» What is asked
Emit the data below verbatim, stripping out any pictures.
--- Start Dataset rows ---
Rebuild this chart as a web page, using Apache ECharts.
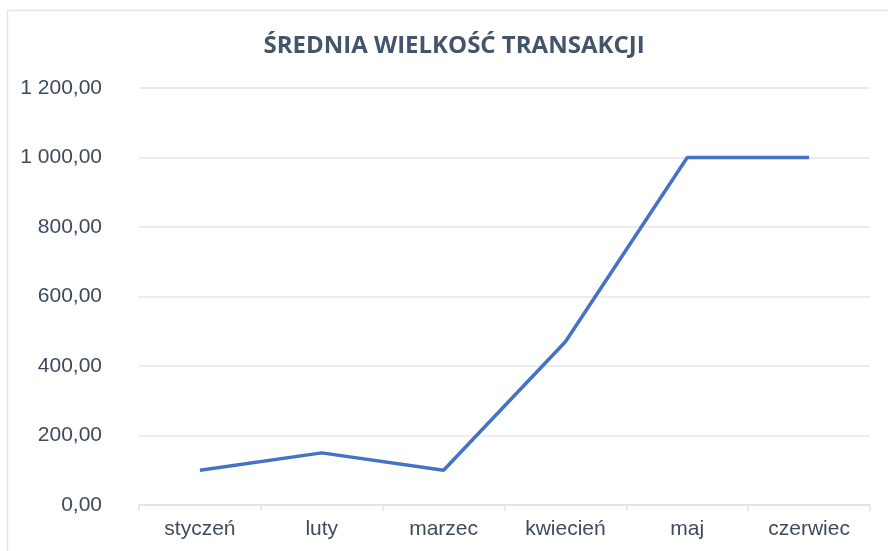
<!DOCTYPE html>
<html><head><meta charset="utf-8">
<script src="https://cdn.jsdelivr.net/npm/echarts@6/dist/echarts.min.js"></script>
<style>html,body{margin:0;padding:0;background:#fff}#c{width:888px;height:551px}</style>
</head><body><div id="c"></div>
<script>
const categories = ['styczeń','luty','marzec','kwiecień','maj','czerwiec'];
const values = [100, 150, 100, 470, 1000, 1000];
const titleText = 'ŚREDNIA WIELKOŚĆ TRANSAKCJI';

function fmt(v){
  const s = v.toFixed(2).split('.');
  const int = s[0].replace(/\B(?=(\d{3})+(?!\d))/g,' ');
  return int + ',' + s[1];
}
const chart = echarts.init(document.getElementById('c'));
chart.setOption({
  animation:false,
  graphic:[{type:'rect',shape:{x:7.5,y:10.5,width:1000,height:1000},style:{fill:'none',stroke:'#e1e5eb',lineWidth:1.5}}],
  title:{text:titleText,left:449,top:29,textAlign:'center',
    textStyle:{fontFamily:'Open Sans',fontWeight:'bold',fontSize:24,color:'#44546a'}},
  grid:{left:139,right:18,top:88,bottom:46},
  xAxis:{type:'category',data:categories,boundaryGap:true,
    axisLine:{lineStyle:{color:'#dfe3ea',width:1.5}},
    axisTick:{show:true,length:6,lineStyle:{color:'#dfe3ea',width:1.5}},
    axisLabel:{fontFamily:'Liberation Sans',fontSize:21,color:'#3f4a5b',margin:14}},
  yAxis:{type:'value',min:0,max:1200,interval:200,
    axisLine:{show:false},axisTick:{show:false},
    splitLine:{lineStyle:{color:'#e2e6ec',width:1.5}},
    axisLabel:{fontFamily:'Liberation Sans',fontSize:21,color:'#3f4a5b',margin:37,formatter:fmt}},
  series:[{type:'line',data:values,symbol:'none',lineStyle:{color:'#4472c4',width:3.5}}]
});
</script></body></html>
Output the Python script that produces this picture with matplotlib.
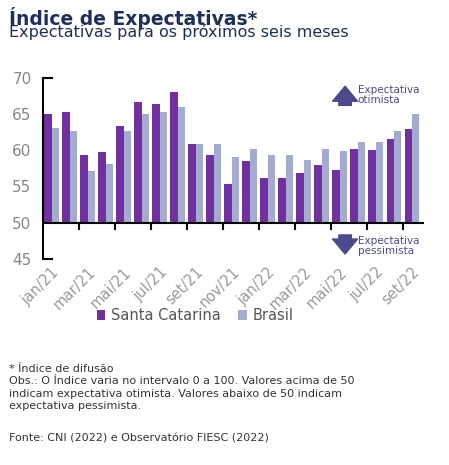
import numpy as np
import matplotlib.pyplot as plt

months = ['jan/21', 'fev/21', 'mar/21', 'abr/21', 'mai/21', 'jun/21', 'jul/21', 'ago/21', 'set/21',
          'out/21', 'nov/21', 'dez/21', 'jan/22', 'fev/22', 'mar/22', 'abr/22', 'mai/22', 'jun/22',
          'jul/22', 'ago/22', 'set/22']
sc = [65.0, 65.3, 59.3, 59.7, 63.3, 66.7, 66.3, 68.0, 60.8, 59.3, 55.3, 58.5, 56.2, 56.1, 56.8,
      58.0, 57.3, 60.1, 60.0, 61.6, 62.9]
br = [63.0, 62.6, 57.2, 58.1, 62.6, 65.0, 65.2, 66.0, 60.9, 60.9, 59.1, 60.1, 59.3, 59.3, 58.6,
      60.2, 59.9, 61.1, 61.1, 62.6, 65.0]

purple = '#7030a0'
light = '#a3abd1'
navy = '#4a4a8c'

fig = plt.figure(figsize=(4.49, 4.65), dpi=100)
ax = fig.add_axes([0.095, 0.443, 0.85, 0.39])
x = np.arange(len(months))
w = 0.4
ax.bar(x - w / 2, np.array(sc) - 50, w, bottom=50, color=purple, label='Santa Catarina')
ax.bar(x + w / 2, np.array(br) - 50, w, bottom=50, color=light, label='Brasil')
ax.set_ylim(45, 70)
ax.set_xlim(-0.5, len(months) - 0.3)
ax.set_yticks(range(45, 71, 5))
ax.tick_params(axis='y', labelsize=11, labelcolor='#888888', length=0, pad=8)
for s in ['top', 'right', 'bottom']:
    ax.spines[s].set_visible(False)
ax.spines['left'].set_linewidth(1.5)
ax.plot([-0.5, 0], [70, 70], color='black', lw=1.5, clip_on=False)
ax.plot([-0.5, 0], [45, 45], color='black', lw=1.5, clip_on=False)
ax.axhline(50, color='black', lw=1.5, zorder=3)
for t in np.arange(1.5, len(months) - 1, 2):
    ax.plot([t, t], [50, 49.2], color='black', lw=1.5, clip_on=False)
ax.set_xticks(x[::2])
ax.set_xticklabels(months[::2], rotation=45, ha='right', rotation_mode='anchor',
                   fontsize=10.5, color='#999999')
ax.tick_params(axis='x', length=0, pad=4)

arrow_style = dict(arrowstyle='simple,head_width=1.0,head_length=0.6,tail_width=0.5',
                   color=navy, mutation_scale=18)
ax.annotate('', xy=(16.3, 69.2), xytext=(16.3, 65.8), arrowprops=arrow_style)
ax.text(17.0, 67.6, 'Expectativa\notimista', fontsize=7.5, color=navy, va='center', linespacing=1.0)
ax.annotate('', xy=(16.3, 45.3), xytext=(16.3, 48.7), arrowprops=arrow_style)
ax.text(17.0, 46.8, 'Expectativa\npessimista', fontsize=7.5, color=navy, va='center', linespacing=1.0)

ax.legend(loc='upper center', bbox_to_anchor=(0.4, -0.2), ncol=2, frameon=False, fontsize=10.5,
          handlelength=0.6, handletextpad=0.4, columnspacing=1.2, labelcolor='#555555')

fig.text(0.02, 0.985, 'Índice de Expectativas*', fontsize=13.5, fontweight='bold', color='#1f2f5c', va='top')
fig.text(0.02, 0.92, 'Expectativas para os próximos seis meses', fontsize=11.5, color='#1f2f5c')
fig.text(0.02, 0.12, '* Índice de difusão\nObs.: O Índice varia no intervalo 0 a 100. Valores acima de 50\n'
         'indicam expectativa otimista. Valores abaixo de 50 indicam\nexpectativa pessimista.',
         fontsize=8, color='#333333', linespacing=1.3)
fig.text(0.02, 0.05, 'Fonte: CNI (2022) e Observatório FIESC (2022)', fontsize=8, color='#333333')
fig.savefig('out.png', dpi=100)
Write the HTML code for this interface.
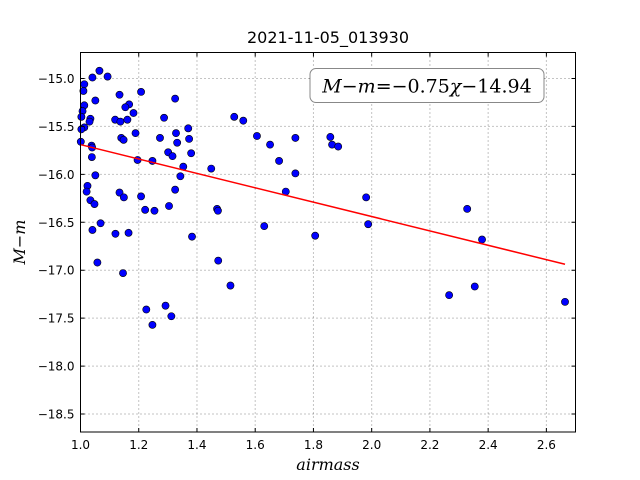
--- End Dataset rows ---
» In response
Rebuild this chart as a web page, using Apache ECharts.
<!DOCTYPE html>
<html><head><meta charset="utf-8">
<script src="https://cdn.jsdelivr.net/npm/echarts@6/dist/echarts.min.js"></script>
<style>html,body{margin:0;padding:0;background:#fff}#c{width:888px;height:551px}</style>
</head><body><div id="c"></div>
<script>
const categories = ['styczeń','luty','marzec','kwiecień','maj','czerwiec'];
const values = [100, 150, 100, 470, 1000, 1000];
const titleText = 'ŚREDNIA WIELKOŚĆ TRANSAKCJI';

function fmt(v){
  const s = v.toFixed(2).split('.');
  const int = s[0].replace(/\B(?=(\d{3})+(?!\d))/g,' ');
  return int + ',' + s[1];
}
const chart = echarts.init(document.getElementById('c'));
chart.setOption({
  animation:false,
  graphic:[{type:'rect',shape:{x:7.5,y:10.5,width:1000,height:1000},style:{fill:'none',stroke:'#e1e5eb',lineWidth:1.5}}],
  title:{text:titleText,left:449,top:29,textAlign:'center',
    textStyle:{fontFamily:'Open Sans',fontWeight:'bold',fontSize:24,color:'#44546a'}},
  grid:{left:139,right:18,top:88,bottom:46},
  xAxis:{type:'category',data:categories,boundaryGap:true,
    axisLine:{lineStyle:{color:'#dfe3ea',width:1.5}},
    axisTick:{show:true,length:6,lineStyle:{color:'#dfe3ea',width:1.5}},
    axisLabel:{fontFamily:'Liberation Sans',fontSize:21,color:'#3f4a5b',margin:14}},
  yAxis:{type:'value',min:0,max:1200,interval:200,
    axisLine:{show:false},axisTick:{show:false},
    splitLine:{lineStyle:{color:'#e2e6ec',width:1.5}},
    axisLabel:{fontFamily:'Liberation Sans',fontSize:21,color:'#3f4a5b',margin:37,formatter:fmt}},
  series:[{type:'line',data:values,symbol:'none',lineStyle:{color:'#4472c4',width:3.5}}]
});
</script></body></html>
Output the Python script that produces this picture with matplotlib.
import numpy as np
import matplotlib.pyplot as plt

months = ['jan/21', 'fev/21', 'mar/21', 'abr/21', 'mai/21', 'jun/21', 'jul/21', 'ago/21', 'set/21',
          'out/21', 'nov/21', 'dez/21', 'jan/22', 'fev/22', 'mar/22', 'abr/22', 'mai/22', 'jun/22',
          'jul/22', 'ago/22', 'set/22']
sc = [65.0, 65.3, 59.3, 59.7, 63.3, 66.7, 66.3, 68.0, 60.8, 59.3, 55.3, 58.5, 56.2, 56.1, 56.8,
      58.0, 57.3, 60.1, 60.0, 61.6, 62.9]
br = [63.0, 62.6, 57.2, 58.1, 62.6, 65.0, 65.2, 66.0, 60.9, 60.9, 59.1, 60.1, 59.3, 59.3, 58.6,
      60.2, 59.9, 61.1, 61.1, 62.6, 65.0]

purple = '#7030a0'
light = '#a3abd1'
navy = '#4a4a8c'

fig = plt.figure(figsize=(4.49, 4.65), dpi=100)
ax = fig.add_axes([0.095, 0.443, 0.85, 0.39])
x = np.arange(len(months))
w = 0.4
ax.bar(x - w / 2, np.array(sc) - 50, w, bottom=50, color=purple, label='Santa Catarina')
ax.bar(x + w / 2, np.array(br) - 50, w, bottom=50, color=light, label='Brasil')
ax.set_ylim(45, 70)
ax.set_xlim(-0.5, len(months) - 0.3)
ax.set_yticks(range(45, 71, 5))
ax.tick_params(axis='y', labelsize=11, labelcolor='#888888', length=0, pad=8)
for s in ['top', 'right', 'bottom']:
    ax.spines[s].set_visible(False)
ax.spines['left'].set_linewidth(1.5)
ax.plot([-0.5, 0], [70, 70], color='black', lw=1.5, clip_on=False)
ax.plot([-0.5, 0], [45, 45], color='black', lw=1.5, clip_on=False)
ax.axhline(50, color='black', lw=1.5, zorder=3)
for t in np.arange(1.5, len(months) - 1, 2):
    ax.plot([t, t], [50, 49.2], color='black', lw=1.5, clip_on=False)
ax.set_xticks(x[::2])
ax.set_xticklabels(months[::2], rotation=45, ha='right', rotation_mode='anchor',
                   fontsize=10.5, color='#999999')
ax.tick_params(axis='x', length=0, pad=4)

arrow_style = dict(arrowstyle='simple,head_width=1.0,head_length=0.6,tail_width=0.5',
                   color=navy, mutation_scale=18)
ax.annotate('', xy=(16.3, 69.2), xytext=(16.3, 65.8), arrowprops=arrow_style)
ax.text(17.0, 67.6, 'Expectativa\notimista', fontsize=7.5, color=navy, va='center', linespacing=1.0)
ax.annotate('', xy=(16.3, 45.3), xytext=(16.3, 48.7), arrowprops=arrow_style)
ax.text(17.0, 46.8, 'Expectativa\npessimista', fontsize=7.5, color=navy, va='center', linespacing=1.0)

ax.legend(loc='upper center', bbox_to_anchor=(0.4, -0.2), ncol=2, frameon=False, fontsize=10.5,
          handlelength=0.6, handletextpad=0.4, columnspacing=1.2, labelcolor='#555555')

fig.text(0.02, 0.985, 'Índice de Expectativas*', fontsize=13.5, fontweight='bold', color='#1f2f5c', va='top')
fig.text(0.02, 0.92, 'Expectativas para os próximos seis meses', fontsize=11.5, color='#1f2f5c')
fig.text(0.02, 0.12, '* Índice de difusão\nObs.: O Índice varia no intervalo 0 a 100. Valores acima de 50\n'
         'indicam expectativa otimista. Valores abaixo de 50 indicam\nexpectativa pessimista.',
         fontsize=8, color='#333333', linespacing=1.3)
fig.text(0.02, 0.05, 'Fonte: CNI (2022) e Observatório FIESC (2022)', fontsize=8, color='#333333')
fig.savefig('out.png', dpi=100)
Write the HTML code for this interface.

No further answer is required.